▸ GOAL
Copy every line that contains the string "using" from the entries below.
**** PROVIDED MATERIAL ****
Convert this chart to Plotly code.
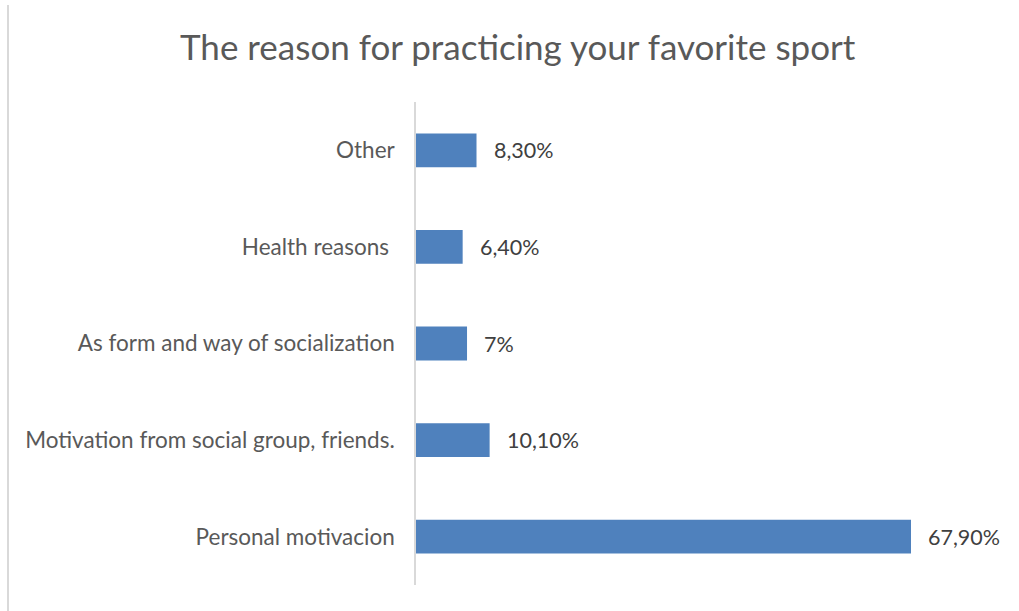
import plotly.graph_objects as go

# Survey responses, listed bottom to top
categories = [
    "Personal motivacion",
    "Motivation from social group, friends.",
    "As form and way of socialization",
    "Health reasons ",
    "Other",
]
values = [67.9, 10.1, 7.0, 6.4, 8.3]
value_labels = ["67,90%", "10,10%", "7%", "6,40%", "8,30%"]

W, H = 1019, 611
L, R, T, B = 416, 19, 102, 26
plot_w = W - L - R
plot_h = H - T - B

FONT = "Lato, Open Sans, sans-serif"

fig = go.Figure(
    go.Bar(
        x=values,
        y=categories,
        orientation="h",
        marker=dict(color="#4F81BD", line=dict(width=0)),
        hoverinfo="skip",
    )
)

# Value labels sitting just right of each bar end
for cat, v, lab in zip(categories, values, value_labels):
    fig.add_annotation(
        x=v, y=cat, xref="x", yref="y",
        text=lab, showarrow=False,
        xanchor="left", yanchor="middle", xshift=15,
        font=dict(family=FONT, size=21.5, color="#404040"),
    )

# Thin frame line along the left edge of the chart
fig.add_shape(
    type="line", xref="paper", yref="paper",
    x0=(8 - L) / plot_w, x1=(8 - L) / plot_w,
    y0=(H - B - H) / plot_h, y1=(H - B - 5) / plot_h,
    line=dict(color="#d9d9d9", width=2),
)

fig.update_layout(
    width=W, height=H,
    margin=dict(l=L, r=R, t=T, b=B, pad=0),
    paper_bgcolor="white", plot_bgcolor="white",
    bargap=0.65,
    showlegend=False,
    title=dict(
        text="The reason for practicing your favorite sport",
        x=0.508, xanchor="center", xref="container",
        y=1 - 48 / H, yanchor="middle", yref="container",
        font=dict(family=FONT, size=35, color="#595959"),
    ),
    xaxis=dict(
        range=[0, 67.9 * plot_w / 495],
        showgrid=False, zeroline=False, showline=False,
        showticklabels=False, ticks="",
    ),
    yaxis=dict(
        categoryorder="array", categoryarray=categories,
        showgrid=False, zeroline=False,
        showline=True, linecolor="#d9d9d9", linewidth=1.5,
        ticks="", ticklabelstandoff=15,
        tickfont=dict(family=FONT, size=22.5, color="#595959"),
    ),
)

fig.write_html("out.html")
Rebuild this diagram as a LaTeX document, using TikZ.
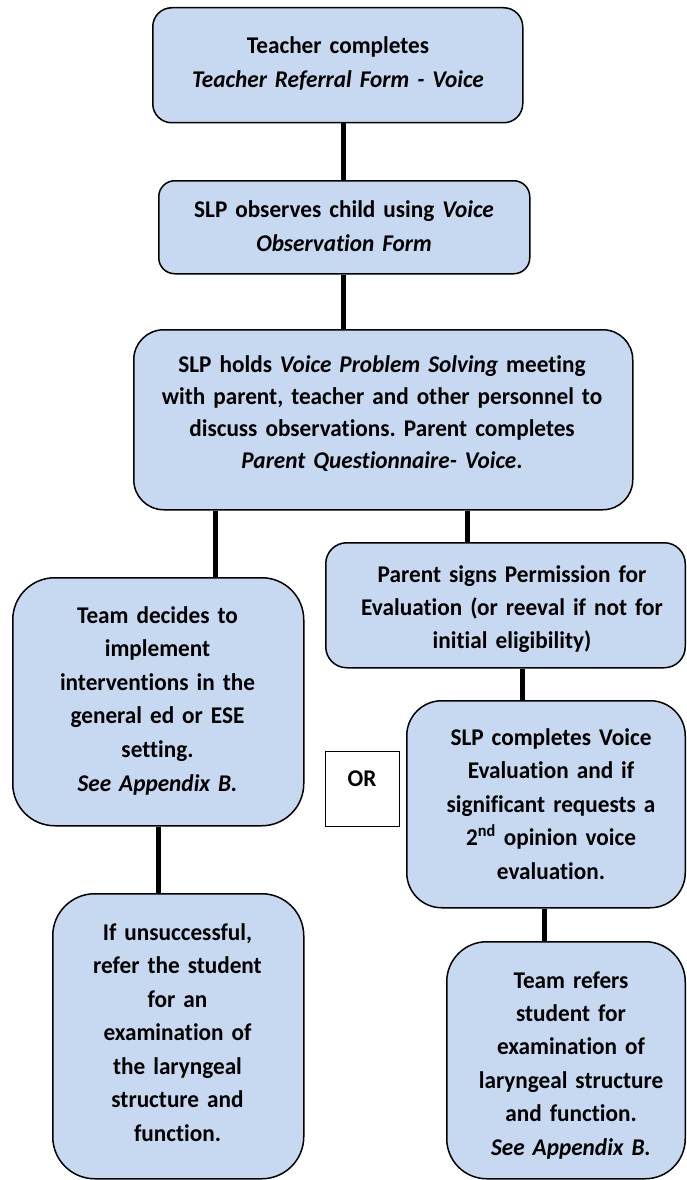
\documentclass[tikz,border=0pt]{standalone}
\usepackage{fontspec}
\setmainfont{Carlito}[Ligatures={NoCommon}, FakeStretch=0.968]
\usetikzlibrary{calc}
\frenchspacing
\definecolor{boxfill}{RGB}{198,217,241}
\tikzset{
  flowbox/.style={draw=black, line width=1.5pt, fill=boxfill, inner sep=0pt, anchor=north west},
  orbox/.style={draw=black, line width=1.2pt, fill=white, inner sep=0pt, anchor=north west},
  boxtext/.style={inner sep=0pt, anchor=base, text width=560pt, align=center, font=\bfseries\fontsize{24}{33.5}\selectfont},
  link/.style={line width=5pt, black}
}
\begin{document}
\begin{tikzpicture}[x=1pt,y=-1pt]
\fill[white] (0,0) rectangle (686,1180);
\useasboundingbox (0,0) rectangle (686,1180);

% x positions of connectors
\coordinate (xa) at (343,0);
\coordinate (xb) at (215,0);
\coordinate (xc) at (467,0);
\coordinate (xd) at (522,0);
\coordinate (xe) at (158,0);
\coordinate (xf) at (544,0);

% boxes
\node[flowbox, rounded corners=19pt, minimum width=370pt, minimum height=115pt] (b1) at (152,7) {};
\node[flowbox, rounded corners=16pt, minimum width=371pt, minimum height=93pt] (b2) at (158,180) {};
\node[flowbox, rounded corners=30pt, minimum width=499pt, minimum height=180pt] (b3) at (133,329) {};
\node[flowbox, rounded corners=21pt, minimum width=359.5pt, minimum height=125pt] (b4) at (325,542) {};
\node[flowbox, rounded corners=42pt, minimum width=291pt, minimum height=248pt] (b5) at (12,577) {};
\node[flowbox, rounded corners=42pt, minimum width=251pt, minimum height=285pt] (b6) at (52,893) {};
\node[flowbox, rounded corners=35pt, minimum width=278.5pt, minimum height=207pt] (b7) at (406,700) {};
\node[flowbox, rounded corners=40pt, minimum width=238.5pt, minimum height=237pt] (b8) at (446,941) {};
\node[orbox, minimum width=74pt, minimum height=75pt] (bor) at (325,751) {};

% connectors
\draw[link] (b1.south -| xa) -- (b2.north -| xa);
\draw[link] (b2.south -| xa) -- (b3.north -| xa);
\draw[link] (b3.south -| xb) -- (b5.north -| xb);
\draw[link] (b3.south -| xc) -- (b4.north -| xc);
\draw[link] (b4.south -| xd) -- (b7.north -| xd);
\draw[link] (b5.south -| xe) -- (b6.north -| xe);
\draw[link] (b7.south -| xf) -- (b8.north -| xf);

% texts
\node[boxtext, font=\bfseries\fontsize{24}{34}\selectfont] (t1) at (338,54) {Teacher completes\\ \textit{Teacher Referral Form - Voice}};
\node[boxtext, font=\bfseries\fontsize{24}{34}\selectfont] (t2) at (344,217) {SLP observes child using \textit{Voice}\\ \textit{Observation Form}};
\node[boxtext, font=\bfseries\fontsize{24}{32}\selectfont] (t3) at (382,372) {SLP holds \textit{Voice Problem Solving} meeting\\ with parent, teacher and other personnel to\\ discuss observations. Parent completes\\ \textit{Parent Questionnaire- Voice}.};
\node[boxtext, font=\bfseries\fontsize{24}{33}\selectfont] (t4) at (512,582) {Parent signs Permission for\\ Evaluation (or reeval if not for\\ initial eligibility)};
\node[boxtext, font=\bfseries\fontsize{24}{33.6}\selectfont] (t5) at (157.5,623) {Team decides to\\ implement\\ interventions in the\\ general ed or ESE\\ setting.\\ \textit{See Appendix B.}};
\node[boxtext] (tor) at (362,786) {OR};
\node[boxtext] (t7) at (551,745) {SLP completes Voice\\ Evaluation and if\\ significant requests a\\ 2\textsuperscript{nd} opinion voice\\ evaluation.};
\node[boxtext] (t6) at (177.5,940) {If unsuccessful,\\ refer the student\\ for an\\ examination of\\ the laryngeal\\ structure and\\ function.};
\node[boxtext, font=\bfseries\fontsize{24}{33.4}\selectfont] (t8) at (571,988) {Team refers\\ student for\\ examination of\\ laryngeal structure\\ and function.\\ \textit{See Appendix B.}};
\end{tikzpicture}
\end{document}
****
**** PROVIDED MATERIAL ****
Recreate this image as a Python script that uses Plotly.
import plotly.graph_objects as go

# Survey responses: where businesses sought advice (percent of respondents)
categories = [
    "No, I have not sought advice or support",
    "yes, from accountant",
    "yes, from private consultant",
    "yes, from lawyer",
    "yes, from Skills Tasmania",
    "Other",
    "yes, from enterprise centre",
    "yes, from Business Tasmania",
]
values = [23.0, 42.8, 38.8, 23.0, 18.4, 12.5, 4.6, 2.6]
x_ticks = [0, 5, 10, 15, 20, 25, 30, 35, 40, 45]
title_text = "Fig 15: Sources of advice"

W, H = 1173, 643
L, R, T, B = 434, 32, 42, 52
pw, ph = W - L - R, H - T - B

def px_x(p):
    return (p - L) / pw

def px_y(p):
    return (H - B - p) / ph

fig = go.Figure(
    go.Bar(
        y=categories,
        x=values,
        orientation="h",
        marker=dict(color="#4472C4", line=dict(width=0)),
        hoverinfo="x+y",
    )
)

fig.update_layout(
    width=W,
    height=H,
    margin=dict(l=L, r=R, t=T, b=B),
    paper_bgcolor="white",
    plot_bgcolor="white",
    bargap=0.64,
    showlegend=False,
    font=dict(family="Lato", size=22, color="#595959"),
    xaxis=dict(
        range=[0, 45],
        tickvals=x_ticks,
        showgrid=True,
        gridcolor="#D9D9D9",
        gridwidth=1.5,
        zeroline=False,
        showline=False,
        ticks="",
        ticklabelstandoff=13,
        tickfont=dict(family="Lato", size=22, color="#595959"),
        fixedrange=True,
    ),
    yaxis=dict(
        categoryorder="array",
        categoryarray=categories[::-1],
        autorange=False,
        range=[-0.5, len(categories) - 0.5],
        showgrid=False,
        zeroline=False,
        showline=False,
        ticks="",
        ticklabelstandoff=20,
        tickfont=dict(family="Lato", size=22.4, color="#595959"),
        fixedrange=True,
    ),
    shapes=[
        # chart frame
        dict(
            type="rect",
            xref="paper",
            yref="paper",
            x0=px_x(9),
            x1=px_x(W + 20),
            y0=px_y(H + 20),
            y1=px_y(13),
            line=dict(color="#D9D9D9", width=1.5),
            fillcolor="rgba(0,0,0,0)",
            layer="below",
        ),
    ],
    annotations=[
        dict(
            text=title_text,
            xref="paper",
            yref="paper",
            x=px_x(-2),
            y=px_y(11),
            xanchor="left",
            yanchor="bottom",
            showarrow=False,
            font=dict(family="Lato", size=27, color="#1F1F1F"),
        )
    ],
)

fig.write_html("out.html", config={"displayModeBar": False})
****
**** PROVIDED MATERIAL ****
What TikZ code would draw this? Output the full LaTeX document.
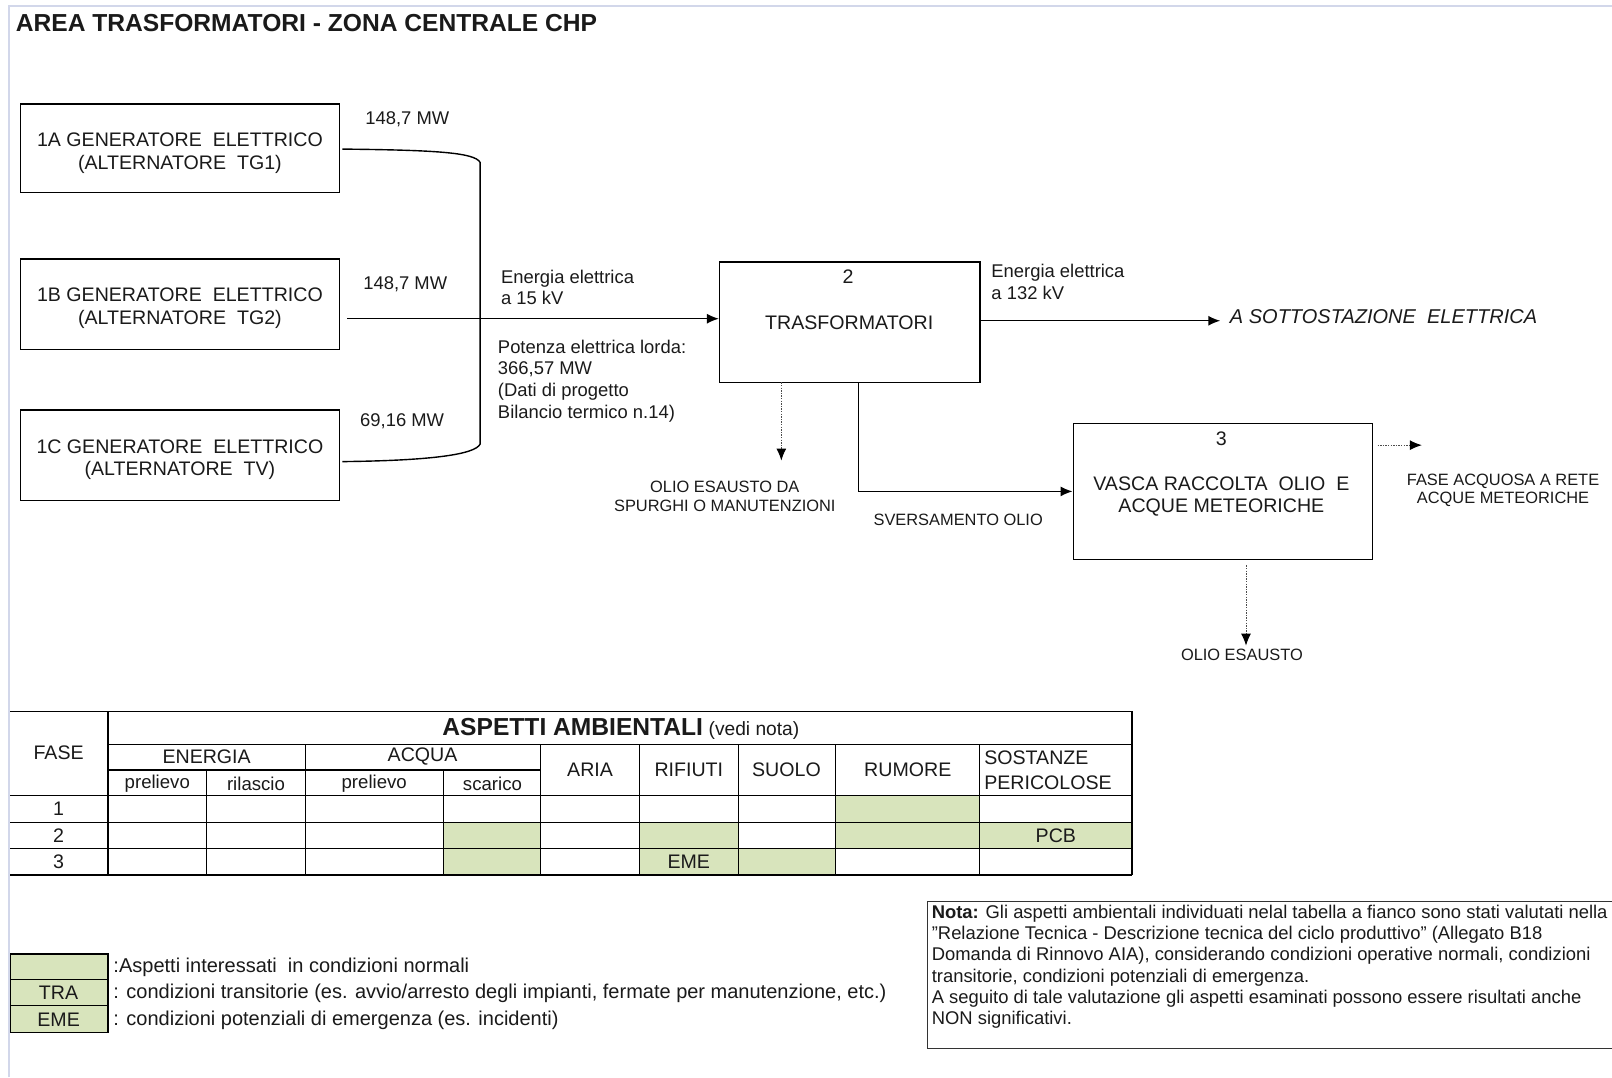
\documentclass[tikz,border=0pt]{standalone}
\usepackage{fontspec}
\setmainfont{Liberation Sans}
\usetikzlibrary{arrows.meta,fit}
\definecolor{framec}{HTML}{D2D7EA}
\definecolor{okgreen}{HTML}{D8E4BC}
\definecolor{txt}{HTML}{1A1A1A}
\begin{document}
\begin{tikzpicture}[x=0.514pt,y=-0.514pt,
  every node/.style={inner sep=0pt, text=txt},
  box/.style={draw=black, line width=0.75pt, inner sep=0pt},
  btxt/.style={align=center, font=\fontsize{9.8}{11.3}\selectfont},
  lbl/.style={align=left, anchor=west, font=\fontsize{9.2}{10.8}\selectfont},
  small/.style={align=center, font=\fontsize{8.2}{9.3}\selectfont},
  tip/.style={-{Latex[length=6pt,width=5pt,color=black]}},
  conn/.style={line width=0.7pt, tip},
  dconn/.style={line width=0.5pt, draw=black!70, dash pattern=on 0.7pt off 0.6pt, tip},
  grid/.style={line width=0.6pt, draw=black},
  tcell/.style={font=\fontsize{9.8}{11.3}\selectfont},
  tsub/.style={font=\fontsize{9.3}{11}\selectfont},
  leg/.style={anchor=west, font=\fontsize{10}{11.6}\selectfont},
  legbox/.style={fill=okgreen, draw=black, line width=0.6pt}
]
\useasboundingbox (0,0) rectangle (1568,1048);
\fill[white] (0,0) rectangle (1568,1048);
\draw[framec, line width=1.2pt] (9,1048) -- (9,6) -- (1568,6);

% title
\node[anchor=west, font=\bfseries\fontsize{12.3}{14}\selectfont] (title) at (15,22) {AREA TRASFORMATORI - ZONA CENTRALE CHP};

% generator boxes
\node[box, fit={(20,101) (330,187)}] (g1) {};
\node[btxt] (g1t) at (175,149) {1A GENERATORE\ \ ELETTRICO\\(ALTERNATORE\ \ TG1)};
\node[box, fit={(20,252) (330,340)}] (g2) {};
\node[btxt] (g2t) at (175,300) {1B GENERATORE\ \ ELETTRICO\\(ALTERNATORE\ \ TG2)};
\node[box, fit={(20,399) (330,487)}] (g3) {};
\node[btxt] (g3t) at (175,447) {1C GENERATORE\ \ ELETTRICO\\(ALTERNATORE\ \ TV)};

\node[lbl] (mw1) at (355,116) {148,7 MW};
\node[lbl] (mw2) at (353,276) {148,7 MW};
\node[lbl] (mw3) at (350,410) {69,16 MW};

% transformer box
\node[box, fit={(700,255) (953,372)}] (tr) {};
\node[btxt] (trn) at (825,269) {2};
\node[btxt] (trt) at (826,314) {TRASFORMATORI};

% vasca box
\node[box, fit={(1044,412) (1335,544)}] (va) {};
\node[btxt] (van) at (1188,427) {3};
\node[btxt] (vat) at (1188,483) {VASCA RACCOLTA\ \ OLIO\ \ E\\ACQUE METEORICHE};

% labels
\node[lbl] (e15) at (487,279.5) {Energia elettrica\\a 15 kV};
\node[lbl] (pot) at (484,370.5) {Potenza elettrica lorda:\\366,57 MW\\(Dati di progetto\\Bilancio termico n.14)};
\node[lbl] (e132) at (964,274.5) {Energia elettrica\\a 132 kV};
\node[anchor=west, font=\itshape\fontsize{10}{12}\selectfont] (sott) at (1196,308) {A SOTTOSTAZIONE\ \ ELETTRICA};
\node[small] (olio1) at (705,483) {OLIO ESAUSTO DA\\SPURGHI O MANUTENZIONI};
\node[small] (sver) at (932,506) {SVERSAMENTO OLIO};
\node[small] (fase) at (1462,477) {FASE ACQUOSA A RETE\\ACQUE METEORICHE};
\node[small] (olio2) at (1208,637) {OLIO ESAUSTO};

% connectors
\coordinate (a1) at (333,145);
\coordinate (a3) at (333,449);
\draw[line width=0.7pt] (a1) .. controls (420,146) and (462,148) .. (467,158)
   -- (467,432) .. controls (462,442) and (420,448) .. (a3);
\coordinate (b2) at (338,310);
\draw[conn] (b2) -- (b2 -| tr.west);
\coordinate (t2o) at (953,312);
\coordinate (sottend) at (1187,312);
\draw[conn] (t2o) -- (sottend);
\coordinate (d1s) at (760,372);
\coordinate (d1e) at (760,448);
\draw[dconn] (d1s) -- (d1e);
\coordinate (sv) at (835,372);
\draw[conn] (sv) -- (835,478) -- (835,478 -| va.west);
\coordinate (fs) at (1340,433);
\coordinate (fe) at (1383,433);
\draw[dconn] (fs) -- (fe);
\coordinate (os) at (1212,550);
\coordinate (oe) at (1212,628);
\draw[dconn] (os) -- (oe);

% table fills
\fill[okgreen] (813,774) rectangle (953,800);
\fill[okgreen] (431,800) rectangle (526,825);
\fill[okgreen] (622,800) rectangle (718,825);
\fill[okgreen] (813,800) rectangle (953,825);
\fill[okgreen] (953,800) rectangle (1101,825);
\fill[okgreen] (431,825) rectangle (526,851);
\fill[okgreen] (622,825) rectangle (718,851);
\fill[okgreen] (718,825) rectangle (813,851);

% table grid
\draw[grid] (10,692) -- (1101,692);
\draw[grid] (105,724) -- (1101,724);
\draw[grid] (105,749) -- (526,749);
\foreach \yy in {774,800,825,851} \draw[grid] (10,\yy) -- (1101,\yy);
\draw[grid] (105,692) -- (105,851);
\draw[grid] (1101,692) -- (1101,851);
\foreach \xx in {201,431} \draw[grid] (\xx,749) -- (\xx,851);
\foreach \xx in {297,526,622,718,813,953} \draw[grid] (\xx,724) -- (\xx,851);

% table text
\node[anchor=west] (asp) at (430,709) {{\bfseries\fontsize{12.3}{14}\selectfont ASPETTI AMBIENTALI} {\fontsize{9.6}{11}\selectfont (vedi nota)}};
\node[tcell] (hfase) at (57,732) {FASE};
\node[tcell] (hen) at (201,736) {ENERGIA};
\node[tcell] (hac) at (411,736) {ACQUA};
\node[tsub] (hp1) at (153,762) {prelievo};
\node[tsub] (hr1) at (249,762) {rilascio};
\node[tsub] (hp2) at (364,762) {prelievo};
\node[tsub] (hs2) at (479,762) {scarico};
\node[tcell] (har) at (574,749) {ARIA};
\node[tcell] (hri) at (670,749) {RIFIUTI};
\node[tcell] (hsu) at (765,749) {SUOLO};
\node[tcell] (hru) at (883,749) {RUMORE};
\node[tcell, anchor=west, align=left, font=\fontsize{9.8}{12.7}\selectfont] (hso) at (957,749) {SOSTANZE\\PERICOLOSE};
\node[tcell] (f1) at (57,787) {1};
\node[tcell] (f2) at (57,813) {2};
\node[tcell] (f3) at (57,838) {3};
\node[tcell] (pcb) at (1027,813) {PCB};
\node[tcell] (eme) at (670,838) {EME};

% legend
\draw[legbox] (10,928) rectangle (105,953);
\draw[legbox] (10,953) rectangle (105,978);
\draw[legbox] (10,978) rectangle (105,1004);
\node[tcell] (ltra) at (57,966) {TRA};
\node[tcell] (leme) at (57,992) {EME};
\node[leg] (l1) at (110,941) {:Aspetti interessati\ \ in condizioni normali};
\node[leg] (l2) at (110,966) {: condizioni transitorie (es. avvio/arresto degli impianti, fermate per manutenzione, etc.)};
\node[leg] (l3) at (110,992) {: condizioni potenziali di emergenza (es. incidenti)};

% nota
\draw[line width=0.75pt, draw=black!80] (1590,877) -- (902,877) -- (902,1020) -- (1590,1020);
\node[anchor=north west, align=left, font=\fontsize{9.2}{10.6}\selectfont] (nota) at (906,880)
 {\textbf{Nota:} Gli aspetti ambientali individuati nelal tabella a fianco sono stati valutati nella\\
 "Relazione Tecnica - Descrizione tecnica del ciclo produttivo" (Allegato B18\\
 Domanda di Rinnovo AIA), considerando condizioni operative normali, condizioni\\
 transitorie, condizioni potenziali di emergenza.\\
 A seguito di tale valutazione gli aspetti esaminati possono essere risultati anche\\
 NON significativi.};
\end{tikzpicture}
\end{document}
****
▸ CORRECT OUTPUT
Rebuild this diagram as a LaTeX document, using TikZ.
\node[boxtext, font=\bfseries\fontsize{24}{34}\selectfont] (t2) at (344,217) {SLP observes child using \textit{Voice}\\ \textit{Observation Form}};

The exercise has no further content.